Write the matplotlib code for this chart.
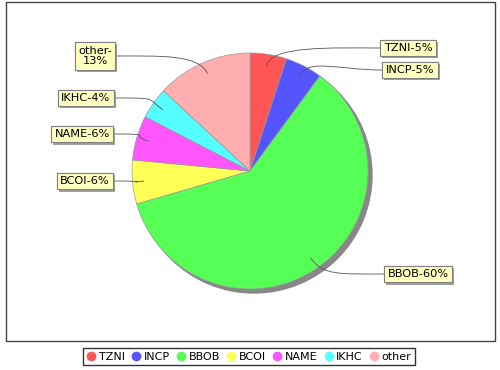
import numpy as np
import matplotlib
matplotlib.use('Agg')
import matplotlib.pyplot as plt
from matplotlib.patches import Circle, Rectangle, PathPatch
from matplotlib.path import Path
from matplotlib.lines import Line2D
import matplotlib.patheffects as pe

# data (share in %)
names = ['TZNI', 'INCP', 'BBOB', 'BCOI', 'NAME', 'IKHC', 'other']
values = [5.0, 5.1, 60.4, 6.0, 6.1, 4.3, 13.1]
colors = ['#FF5555', '#5555FF', '#55FF55', '#FFFF55', '#FF55FF', '#55FFFF', '#FFAFAF']

# label box centres in pixels (x from left, y from top)
label_pos = [(408, 48), (410, 70), (418, 274), (85, 181), (82, 134), (86, 98), (95, 56)]

W, H = 500, 370
cx, cy, R = 250, H - 171, 118

fig = plt.figure(figsize=(5, 3.7), dpi=100)
ax = fig.add_axes([0, 0, 1, 1])

# shadow of the pie
ax.add_patch(Circle((cx + 4, cy - 4), R, color='#878787', zorder=0))
wedges, _ = ax.pie(values, colors=colors, startangle=90, counterclock=False,
                   center=(cx, cy), radius=R,
                   wedgeprops=dict(edgecolor='#9a9a9a', linewidth=0.5))
ax.set_xlim(0, W)
ax.set_ylim(0, H)
ax.set_aspect('equal')
ax.axis('off')

total = sum(values)
for w, name, v, (lx, ly) in zip(wedges, names, values, label_pos):
    pct = int(round(v / total * 100))
    txt = '%s-%d%%' % (name, pct)
    if name == 'other':
        txt = '%s-\n%d%%' % (name, pct)
    ly = H - ly
    t = ax.text(lx, ly, txt, ha='center', va='center', fontsize=8.2,
                color='black', zorder=5, linespacing=1.05,
                bbox=dict(boxstyle='square,pad=0.3', facecolor='#FFFFC0',
                          edgecolor='#808080', linewidth=0.8))
    t.get_bbox_patch().set_path_effects([
        pe.withSimplePatchShadow(offset=(1.5, -1.5), shadow_rgbFace='#a0a0a0', alpha=1),
        pe.Normal()])
    # connector line
    theta = np.deg2rad((w.theta1 + w.theta2) / 2)
    d = np.array([np.cos(theta), np.sin(theta)])
    p0 = np.array([cx, cy]) + 0.9 * R * d
    p1 = np.array([cx, cy]) + 1.08 * R * d
    fig.canvas.draw()
    bb = t.get_bbox_patch().get_window_extent().transformed(ax.transData.inverted())
    if lx > cx:
        p3 = np.array([bb.x0, ly])
        p2 = p3 - [45, 0]
    else:
        p3 = np.array([bb.x1, ly])
        p2 = p3 + [45, 0]
    path = Path([p0, p1, p2, p3], [Path.MOVETO, Path.CURVE4, Path.CURVE4, Path.CURVE4])
    ax.add_patch(PathPatch(path, facecolor='none', edgecolor='#555555', linewidth=0.6, zorder=4))

# plot border
ax.add_patch(Rectangle((6, H - 341), 489, 339, fill=False, edgecolor='#444444',
                       linewidth=1.0, zorder=6))

handles = [Line2D([], [], marker='o', linestyle='none', markersize=6,
                  markerfacecolor=c, markeredgecolor=c) for c in colors]
leg = fig.legend(handles, names, loc='center', bbox_to_anchor=(249 / W, 1 - 356.5 / H),
                 ncol=7, fontsize=8, frameon=True, fancybox=False, handlelength=0.8,
                 handletextpad=0.3, columnspacing=0.6, borderpad=0.3)
leg.get_frame().set_edgecolor('black')
leg.get_frame().set_linewidth(1.0)

fig.savefig('out.png', dpi=100)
######
Within the listing above, copy each line that has the string "matplotlib".

Write the matplotlib code for this chart.
import matplotlib
matplotlib.use('Agg')
import matplotlib.pyplot as plt
from matplotlib.patches import Circle, Rectangle, PathPatch
from matplotlib.path import Path
from matplotlib.lines import Line2D
import matplotlib.patheffects as pe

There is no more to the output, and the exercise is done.